History of the Law Library and About Our Namesake
The Law Library was officially created by the Board of Trustees of The Cincinnati College in 1874. From this time until 1925 the administration of the Law Library was handled primarily by the Standing Committee on the Library. The Library of 1874 was established with an appropriation of $5,000 with an additional $1,500 appropriated annually for ongoing expenses.
During the period of 1888 to 1925, the Dean and faculty took over the responsibility of selecting, purchasing, and paying for the books for the Library. By 1903 the book ollection consisted of 12,000 volumes and the reading room seated 300, a capacity not reached again until the present building.
In 1918 the Cincinnati Law School and the University of Cincinnati merged forming the University of Cincinnati College of Law. In 1925 Mr. and Mrs. Charles Taft gave $75,000 to the University of Cincinnati to construct a building for the Law School. Taft Hall was dedicated in October 1925. The Library contained about 14,000 volumes.
Alfred K. Morrison was the law librarian from 1927 to 1949. He held the distinction of being the first editor of the Cincinnati Law Review. After Mr. Morrison's retirement in 1949, Robert Mace became the Law Librarian. He held the post until 1956. The size of the collection at that time had grown to 40,000 volumes.
The new law librarian in 1956 was William Jeffrey Jr., the first librarian of the Law Library to hold a library science degree. He came very well qualified, having been the Librarian of the Law Library at Drake University, and the Assistant Librarian at both Harvard and Yale Law Libraries.
The Robert S. Marx estate donated $425,000 in the early 1960’s to finance the construction of the Robert S. Marx Law Library. The building, which had shelf space for 100,000 volumes, was completed in 1964 and dedicated in 1965. Mr. Earl Warren, Chief Justice of the U.S. Supreme Court, gave the dedicatory address.

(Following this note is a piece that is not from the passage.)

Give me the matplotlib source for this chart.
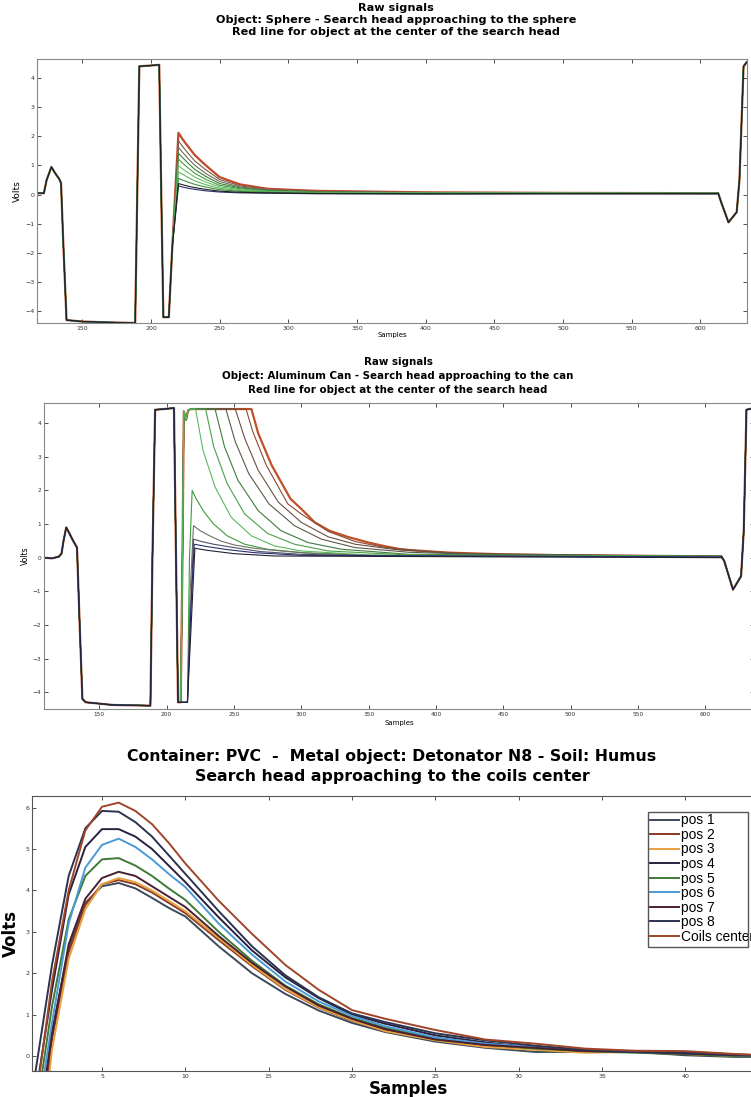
import matplotlib
matplotlib.use("Agg")
import matplotlib.pyplot as plt
from matplotlib.patches import Rectangle

# ---------- top panel: sphere ----------
top_head_x = [117, 122, 124, 127.5, 130, 133, 134.5, 136, 138.5, 150, 170, 188.5, 190, 191.5, 198, 206, 207.5, 209, 213]
top_head_y = [0.05, 0.05, 0.5, 0.95, 0.75, 0.55, 0.4, -1.5, -4.3, -4.35, -4.38, -4.4, 0.0, 4.4, 4.42, 4.45, 0.0, -4.2, -4.2]
top_tail_x = [215.5, 220, 223, 227, 232, 240, 250, 265, 285, 320, 400, 500, 612]
# listed from the highest (red, object at the centre) to the lowest curve
top_tails = [
    [-1.8, 2.12, 1.90, 1.65, 1.35, 1.00, 0.60, 0.35, 0.20, 0.13, 0.08, 0.06, 0.05],
    [-1.8, 1.85, 1.65, 1.42, 1.15, 0.85, 0.52, 0.30, 0.18, 0.11, 0.07, 0.06, 0.05],
    [-1.8, 1.62, 1.45, 1.24, 1.00, 0.72, 0.45, 0.26, 0.16, 0.10, 0.07, 0.05, 0.05],
    [-1.8, 1.42, 1.27, 1.08, 0.86, 0.62, 0.38, 0.23, 0.14, 0.09, 0.06, 0.05, 0.05],
    [-1.8, 1.22, 1.08, 0.92, 0.73, 0.52, 0.32, 0.20, 0.12, 0.08, 0.06, 0.05, 0.05],
    [-1.8, 1.00, 0.88, 0.75, 0.60, 0.43, 0.27, 0.17, 0.11, 0.07, 0.05, 0.05, 0.04],
    [-1.8, 0.78, 0.70, 0.59, 0.47, 0.34, 0.22, 0.14, 0.09, 0.06, 0.05, 0.04, 0.04],
    [-1.8, 0.56, 0.50, 0.43, 0.35, 0.26, 0.17, 0.11, 0.08, 0.05, 0.04, 0.04, 0.04],
    [-1.8, 0.30, 0.26, 0.22, 0.18, 0.13, 0.09, 0.06, 0.05, 0.03, 0.02, 0.03, 0.03],
    [-1.8, 0.38, 0.34, 0.29, 0.24, 0.18, 0.12, 0.08, 0.06, 0.04, 0.03, 0.03, 0.03],
]
top_colors = ['#c04a2a', '#7a5a48', '#6e6e5e', '#3a7f3a', '#4a9a4a', '#6abf69', '#5cb85c',
              '#3f8f3f', '#28306e', '#202020']
top_end_x = [613, 615.5, 620.5, 626.5, 628.5, 631.5, 634]
top_end_y = [0.05, -0.3, -0.95, -0.6, 0.5, 4.4, 4.55]

# ---------- middle panel: aluminum can ----------
mid_head_x = [109, 115, 120, 122, 123.5, 125.5, 127.5, 130, 133.5, 135.5, 137.5, 140, 160, 188, 189.5,
              191.5, 198, 205.5, 207, 208.5, 210.5]
mid_head_y = [0.0, -0.02, 0.03, 0.12, 0.5, 0.9, 0.75, 0.55, 0.3, -2.0, -4.2, -4.3, -4.38, -4.4, 0.0,
              4.4, 4.42, 4.45, 0.0, -4.3, -4.3]
sat_x = [211.8, 212.8, 214.5, 216, 218]
sat_y = [0.0, 4.35, 4.1, 4.38, 4.42]
# (x, y, saturating?) from the red curve down to the lowest one
mid_tails = [
    ([263, 268, 278, 292, 300, 310, 321, 336, 350, 361, 375, 410, 450, 500, 612],
     [4.42, 3.7, 2.75, 1.75, 1.45, 1.05, 0.8, 0.6, 0.45, 0.35, 0.24, 0.15, 0.1, 0.07, 0.04], True),
    ([259, 264, 274, 290, 300, 320, 340, 360, 400, 450, 612],
     [4.42, 3.75, 2.75, 1.6, 1.3, 0.78, 0.48, 0.32, 0.16, 0.09, 0.04], True),
    ([251, 258, 268, 283, 300, 320, 340, 370, 420, 612], [4.42, 3.55, 2.6, 1.65, 1.05, 0.62, 0.4, 0.24, 0.12, 0.04], True),
    ([244, 251, 261, 276, 295, 315, 340, 380, 450, 612], [4.42, 3.45, 2.5, 1.6, 0.95, 0.55, 0.3, 0.16, 0.08, 0.04], True),
    ([236, 243, 253, 268, 285, 305, 330, 380, 612], [4.42, 3.3, 2.3, 1.4, 0.8, 0.45, 0.25, 0.1, 0.04], True),
    ([229, 235, 245, 258, 275, 295, 320, 380, 612], [4.42, 3.3, 2.2, 1.3, 0.72, 0.4, 0.2, 0.08, 0.04], True),
    ([221.5, 227, 236, 248, 263, 280, 300, 350, 612], [4.42, 3.2, 2.1, 1.2, 0.65, 0.35, 0.2, 0.08, 0.03], True),
    ([215.5, 217, 219, 222, 228, 235, 245, 258, 275, 300, 350, 612],
     [-4.3, 0.0, 2.0, 1.75, 1.35, 1.0, 0.65, 0.4, 0.25, 0.15, 0.07, 0.03], False),
    ([215.5, 217.5, 220, 225, 232, 240, 250, 265, 285, 310, 360, 612],
     [-4.3, -1.0, 0.95, 0.8, 0.65, 0.5, 0.38, 0.28, 0.2, 0.12, 0.06, 0.02], False),
    ([215.5, 218, 220, 226, 235, 250, 270, 300, 360, 612], [-4.3, -1.5, 0.55, 0.48, 0.4, 0.3, 0.18, 0.1, 0.04, 0.02], False),
    ([215.5, 218, 220.5, 230, 245, 265, 300, 612], [-4.3, -1.5, 0.40, 0.33, 0.24, 0.15, 0.07, 0.02], False),
    ([215.5, 218.5, 221, 230, 250, 280, 612], [-4.3, -1.8, 0.28, 0.22, 0.12, 0.05, 0.0], False),
]
mid_colors = ['#c0502a', '#8a4a30', '#6a5040', '#5a5a4a', '#3f7a3f', '#4aa04a', '#5cb85c',
              '#3f9a3f', '#707068', '#50506a', '#2a3070', '#222233']
mid_end_x = [612, 614, 620.5, 626.5, 628.5, 630.5, 636]
mid_end_y = [0.03, -0.1, -0.95, -0.55, 0.8, 4.4, 4.45]

# ---------- bottom panel: detonator ----------
bot_x = [1, 2, 3, 4, 5, 6, 7, 8, 9, 10, 12, 14, 16, 18, 20, 22, 25, 28, 31, 34, 37, 40, 43, 46]
bot_labels = ['pos 1', 'pos 2', 'pos 3', 'pos 4', 'pos 5', 'pos 6', 'pos 7', 'pos 8', 'Coils center']
bot_series = [
    [-2.5, 0.6, 2.6, 3.7, 4.1, 4.18, 4.05, 3.82, 3.58, 3.37, 2.65, 2.0, 1.5, 1.1, 0.8, 0.58, 0.35, 0.2, 0.1, 0.1, 0.1, 0.02, -0.02, -0.03],
    [-3.0, 0.4, 2.5, 3.65, 4.15, 4.25, 4.15, 3.95, 3.7, 3.45, 2.8, 2.17, 1.6, 1.17, 0.85, 0.62, 0.4, 0.25, 0.17, 0.1, 0.1, 0.08, 0.03, 0.0],
    [-3.5, 0.15, 2.35, 3.55, 4.15, 4.3, 4.2, 4.0, 3.75, 3.5, 2.85, 2.2, 1.62, 1.18, 0.86, 0.6, 0.38, 0.22, 0.15, 0.08, 0.1, 0.05, 0.0, -0.02],
    [-1.0, 1.6, 3.9, 5.05, 5.48, 5.48, 5.3, 5.0, 4.6, 4.2, 3.35, 2.55, 1.9, 1.4, 1.0, 0.78, 0.5, 0.33, 0.2, 0.13, 0.12, 0.1, 0.04, 0.0],
    [-1.5, 1.2, 3.3, 4.35, 4.75, 4.78, 4.6, 4.35, 4.05, 3.77, 3.0, 2.3, 1.7, 1.25, 0.92, 0.68, 0.42, 0.28, 0.18, 0.12, 0.08, 0.05, 0.0, -0.03],
    [-1.8, 0.8, 3.2, 4.55, 5.1, 5.25, 5.05, 4.75, 4.4, 4.08, 3.2, 2.45, 1.8, 1.32, 0.97, 0.72, 0.45, 0.3, 0.22, 0.15, 0.1, 0.07, 0.02, -0.02],
    [-2.2, 0.5, 2.7, 3.8, 4.3, 4.45, 4.35, 4.1, 3.85, 3.6, 2.9, 2.25, 1.68, 1.22, 0.9, 0.65, 0.4, 0.27, 0.2, 0.12, 0.1, 0.06, 0.02, 0.0],
    [-0.4, 2.2, 4.35, 5.5, 5.92, 5.9, 5.65, 5.3, 4.85, 4.4, 3.5, 2.65, 1.95, 1.42, 1.03, 0.82, 0.55, 0.38, 0.25, 0.15, 0.1, 0.08, 0.03, 0.0],
    [-1.2, 1.8, 4.0, 5.45, 6.02, 6.12, 5.92, 5.6, 5.15, 4.65, 3.75, 2.95, 2.2, 1.6, 1.11, 0.9, 0.63, 0.4, 0.3, 0.18, 0.13, 0.12, 0.05, 0.0],
]
bot_colors = ['#3b4a5a', '#8b3a20', '#e8a040', '#2a2040', '#3e7a35', '#4a9ad8', '#4a2030', '#2a3350', '#a0452a']

W, H = 751, 1097
fig = plt.figure(figsize=(W / 100, H / 100), dpi=100)


def fx(px):
    return px / W


def fy(py):
    return 1 - py / H


def style_axes(ax, frame_color, labelsize):
    for s in ax.spines.values():
        s.set_color(frame_color)
        s.set_linewidth(0.8)
    ax.tick_params(direction='in', length=3, width=0.6, top=True, right=True,
                   labelsize=labelsize, pad=2, colors='#333333')


# top
ax1 = fig.add_axes([fx(37), fy(323), fx(747) - fx(37), fy(59) - fy(323)])
for tail, c in zip(top_tails, top_colors):
    xs = top_head_x + top_tail_x + top_end_x
    ys = top_head_y + tail + top_end_y
    lw = 1.6 if c == '#c04a2a' else 0.8
    ax1.plot(xs, ys, color=c, lw=lw)
ax1.set_xlim(117, 634)
ax1.set_ylim(-4.4, 4.65)
ax1.set_xticks(range(150, 601, 50))
ax1.set_yticks(range(-4, 5))
style_axes(ax1, '#888888', 4.5)
ax1.set_ylabel('Volts', fontsize=6.5, labelpad=2)
ax1.set_xlabel('Samples', fontsize=5, labelpad=1)
top_title = ['Raw signals',
             'Object: Sphere - Search head approaching to the sphere',
             'Red line for object at the center of the search head']
for line, py in zip(top_title, [8, 20, 32]):
    fig.text(fx(396), fy(py), line, ha='center', va='center', fontsize=8.1, fontweight='bold')

# middle
ax2 = fig.add_axes([fx(44), fy(709), (636 - 109) * 1.347 / W, fy(403) - fy(709)])
for (tx, ty, sat), c in zip(mid_tails, mid_colors):
    if sat:
        xs = mid_head_x + sat_x + tx + mid_end_x
        ys = mid_head_y + sat_y + ty + mid_end_y
    else:
        xs = mid_head_x + tx + mid_end_x
        ys = mid_head_y + ty + mid_end_y
    lw = 1.6 if c == '#c0502a' else 0.8
    ax2.plot(xs, ys, color=c, lw=lw)
ax2.set_xlim(109, 636)
ax2.set_ylim(-4.5, 4.6)
ax2.set_xticks(range(150, 601, 50))
ax2.set_yticks(range(-4, 5))
style_axes(ax2, '#888888', 4.2)
ax2.set_ylabel('Volts', fontsize=5.5, labelpad=2)
ax2.set_xlabel('Samples', fontsize=5, labelpad=2)
mid_title = ['Raw signals',
             'Object: Aluminum Can - Search head approaching to the can',
             'Red line for object at the center of the search head']
for line, py in zip(mid_title, [362, 376, 390]):
    fig.text(fx(398), fy(py), line, ha='center', va='center', fontsize=7.4, fontweight='bold')

# bottom
ax3 = fig.add_axes([fx(32), fy(1071), (46 - 0.8) * 16.67 / W, fy(796) - fy(1071)])
handles = []
for ys, c, lab in zip(bot_series, bot_colors, bot_labels):
    h, = ax3.plot(bot_x, ys, color=c, lw=1.4, label=lab)
    handles.append(h)
ax3.set_xlim(0.8, 46)
ax3.set_ylim(-0.36, 6.28)
ax3.set_xticks(range(5, 41, 5))
ax3.set_yticks(range(0, 7))
style_axes(ax3, '#555555', 4.5)
ax3.set_ylabel('Volts', fontsize=12, fontweight='bold', labelpad=4)
ax3.set_xlabel('Samples', fontsize=12, fontweight='bold', labelpad=1)
fig.text(fx(392), fy(757), 'Container: PVC  -  Metal object: Detonator N8 - Soil: Humus',
         ha='center', va='center', fontsize=11.3, fontweight='bold')
fig.text(fx(392), fy(777), 'Search head approaching to the coils center',
         ha='center', va='center', fontsize=11.3, fontweight='bold')

leg = ax3.legend(handles=handles, loc='upper left', bbox_to_anchor=(fx(649), fy(812)),
                 bbox_transform=fig.transFigure, frameon=False,
                 prop={'family': 'Liberation Sans', 'size': 9.9},
                 handlelength=2.1, handletextpad=0.1, labelspacing=0.04,
                 borderaxespad=0, borderpad=0.1)
fig.patches.append(Rectangle((fx(648), fy(947)), fx(748) - fx(648), fy(812) - fy(947),
                             transform=fig.transFigure, fill=False, edgecolor='#555555',
                             lw=1.0, zorder=5))

fig.savefig('out.png', dpi=100)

By 1972, the collection had expanded so greatly that there was approximately one year of shelf space remaining, making the physical facilities inadequate. The Ohio Board of Regents approved $6.25 million for construction of an enlarged building. The University and the alumni supplemented 2 million. During this period of time, Prof. Jeffrey retired as Law Librarian. In 1976 he was succeeded by Jorge Carro as the new Law Librarian. Mr. Carro had been the Law Librarian and associate professor at Ohio Northern University.
Removal of the wing portion of Taft Hall and construction of the new building were undertaken in the fall of 1979 when Prof. Gordon Christenson was Dean of the College of Law. The Law Library and law school addition were completed in the summer of 1982, making it one of the most attractive law schools in the nation. The brick interior walls, classic wooden bookcases, structural arches and bridges, and circular windows, give it a unique character. The new College of Law Library was dedicated in April 1983 by U.S. Supreme Court Justice, Sandra Day O'Connor.

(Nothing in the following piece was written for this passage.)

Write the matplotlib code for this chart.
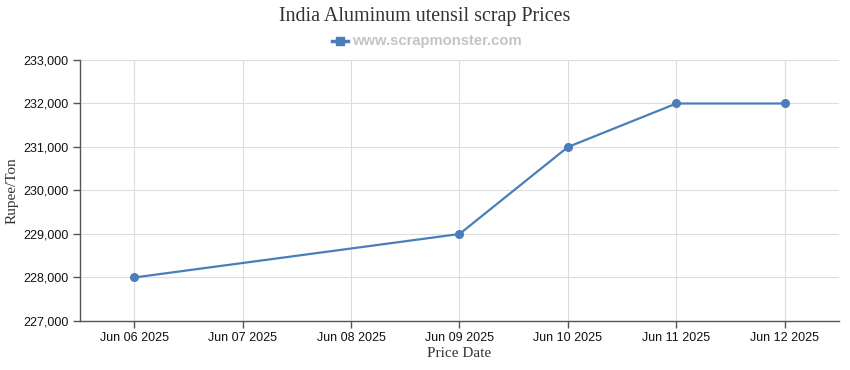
import matplotlib
matplotlib.use("Agg")
import matplotlib.pyplot as plt
from matplotlib.lines import Line2D
import numpy as np

tick_labels = ["Jun 06 2025", "Jun 07 2025", "Jun 08 2025", "Jun 09 2025",
               "Jun 10 2025", "Jun 11 2025", "Jun 12 2025"]
point_days = [0, 3, 4, 5, 6]  # index into tick_labels
prices = [228000, 229000, 231000, 232000, 232000]
y_ticks = [227000, 228000, 229000, 230000, 231000, 232000, 233000]

color = "#4a7ebb"

fig = plt.figure(figsize=(8.5, 3.7), dpi=100)
ax = fig.add_axes([80/850, 49/370, 759/850, 261/370])

ax.plot(point_days, prices, color=color, lw=1.6, marker="o", ms=5.5, zorder=3)

ax.set_xlim(-0.5, 6.5)
ax.set_ylim(227000, 233000)
ax.set_xticks(range(len(tick_labels)))
ax.set_xticklabels(tick_labels, family="Liberation Sans", fontsize=9, color="#111111")
ax.set_yticks(y_ticks)
ax.set_yticklabels([f"{v:,}" for v in y_ticks], family="Liberation Sans", fontsize=9, color="#111111")

ax.grid(True, color="#dddddd", lw=0.8)
ax.set_axisbelow(True)
for s in ["top", "right"]:
    ax.spines[s].set_visible(False)
for s in ["left", "bottom"]:
    ax.spines[s].set_color("#555555")
    ax.spines[s].set_linewidth(1)
ax.tick_params(axis="both", length=5, color="#555555", width=1, pad=3)

ax.set_xlabel("Price Date", family="Liberation Serif", fontsize=11, color="#333333", labelpad=2)
ax.set_ylabel("Rupee/Ton", family="Liberation Serif", fontsize=11, color="#333333")
ax.yaxis.set_label_coords(-68/759, 0.5)
ax.yaxis.label.set_va("center")

fig.text(0.5, 1 - 16/370, "India Aluminum utensil scrap Prices", ha="center", va="center",
         family="Liberation Serif", fontsize=14.4, color="#333333")

# legend
cx, ly = 340/850, 1 - 41/370
fig.add_artist(Line2D([cx - 8/850, cx, cx + 8/850], [ly, ly, ly], color=color, lw=2.5,
                      marker="s", ms=5.5, markevery=[1], transform=fig.transFigure))
fig.text(352/850, ly, "www.scrapmonster.com", ha="left", va="center",
         family="Liberation Sans", fontsize=10.6, fontweight="bold", color="#c4c4c4")

fig.savefig("out.png", dpi=100)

The Urban Morgan Human Rights Institute was begun at the College in 1980. The Library received funds from the Institute to begin a special collection in the human rights field. Professor Carro retired to teach fulltime on the College of Law faculty in 1986. It was during his tenure that the new library was built.
In 1986, Taylor Fitchett became the Law Librarian. She had been the Associate Law Librarian at the Tulane Law Library. During the 1980s the Law Library holdings went online with the advent of the UCLID system, linking all libraries of the University.
Virginia Thomas served as Director of the Law Library and Information Technology from 2000 – 2009. In early 2009 she was succeeded by Kenneth J. Hirsh, formerly the Director of Computing Services at Duke University School of Law.
Robert S. Marx was the founder of the Disabled American Veterans. He was a graduate of Cincinnati Law School, a highly successful Cincinnati attorney, and a judge of the Cincinnati Superior Court. He also taught at the College of Law, and was an early proponent of skills training, having developed a course on "Facts" during the 1950's. He endowed the Marx Lecture Series, and his estate endowed the construction of a new library building in the early 1960's.